Recenzja książki "Kłopotliwe zachowania dzieci" Justyny Korzeniewskiej

"Kłopotliwe zachowania dzieci" Justyny Korzeniewskiej to książka, którą ostatnio wypożyczyłam w bibliotece nieco z przekory. Sama będąc mamą czuję, że nikt nie powinien mnie pouczać w wychowywaniu własnego dziecka.
Mimo to, stwierdziłam, że taka lektura mi nie zaszkodzi. Każda matka uważa swoją pociechę za najcudowniejszą na świecie i nie ma w tym zupełnie nic złego, bo własne dziecko należy obdarzać największą miłością. Jednakże dzieci bywają różne. Mój syn to dosłownie żywioł, dziecko, które ma w sobie niespożyte pokłady energii, biega, skacze, tańczy, ciągle jest w ruchu, a przy tym wydaje niesamowite piski i okrzyki radości. Dla porównania - moja siostrzenica jest natomiast zupełnym przeciwieństwem mojego syna. Jest powolna, powolna, powolna, żeby nie powiedzieć flegmatyczna, wszystko robi powoli, a przy tym filozofuje jak mało kto. I też nie ma nic złego w tym, że oboje się tak bardzo od siebie różnią.
Mimo tak odmiennych charakterów i usposobień każde z nich dostarcza swoim rodzicom "trosk i zmartwień". Bo np. ja muszę mieć dosłownie oczy dookoła głowy, żeby pilnować mojego urwisa, który nierzadko miewa "niebanalne" pomysły, a moja siostra stosuje co rusz nowe triki i sztuczki, by popędzać swoją córkę, która nawet loda potrafi jeść pół godziny.
Wracając do lektury... dlaczego przekornie wypożyczyłam tą książkę? Bo uważam, że matka czy też ojciec zna swoje dziecko najlepiej. Wie, co jest dla niego dobre, wie, co lubi, wie, co mu sprawia przyjemność, wie, dlaczego dziecko płacze, a już na pewno wie, jak sobie z nim radzić i jak je wychowywać. A tu nagle jakiś psycholog chce burzyć cały ten światopogląd i mówić, jak mamy wychowywać własne dzieci?
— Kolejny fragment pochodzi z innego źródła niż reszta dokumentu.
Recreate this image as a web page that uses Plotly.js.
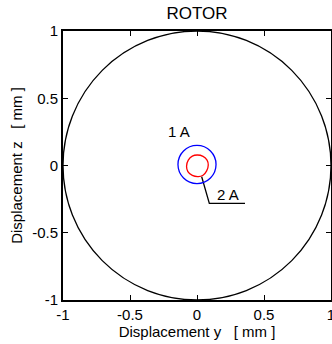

Ale stało się - książka wypożyczona i niemalże od razu zaczęłam ją czytać, ot, tak, z ciekawości.
Ku mojemu zdziwieniu - wiele się dowiedziałam, trochę pośmiałam czytając przytoczone przez autorkę anegdoty, a także nieco nowej wiedzy wyniosłam i na pewno z niej wcześniej czy później skorzystam. Spodziewałam się, że w książce tej znajdę schemat postępowania i radzenia sobie w trudnych sytuacjach i tak też się stało. Ponadto, rozłożenie na czynniki pierwsze zachowania dziecka w różnych sytuacjach uzmysłowiło mi to, że wiele rzeczy postrzegałam zupełnie inaczej, po prostu po swojemu. Jednym słowem dało mi to do myślenia, bo rodzice z reguły nie stawiają się w sytuacji własnego dziecka, nie rozumują tak, jak dziecko. Stąd też dochodzi do próby siły, przeforsowywania własnego zdania, szantażu emocjonalnego. Niestety, tak jest, choćby dziecko było "aniołkiem" na co dzień, to zawsze przychodzi gorszy dzień. Nawet po lekturze tej książki, a pochłonęłam ją z ciekawością ku mojemu zdziwieniu w jeden wieczór, przekazałam nieco mądrych wskazówek mężowi, bo na pewno też mu się to przyda.
Tak więc... jestem zaskoczona lekturą, ale w taki pozytywny sposób. Autorka pisze bardzo czytelnie, nie filozofuje, jasno i na temat, a wyjaśnia wiele problematycznych dla każdego rodzica kwestii. Pozostaje mi zatem polecić tę lekturę rodzicom, bo warto wiedzieć, jak rozumuje i patrzy na świat nasze dziecko, czego oczekuje i jak sobie z nim radzić, kiedy ma "gorsze" dni.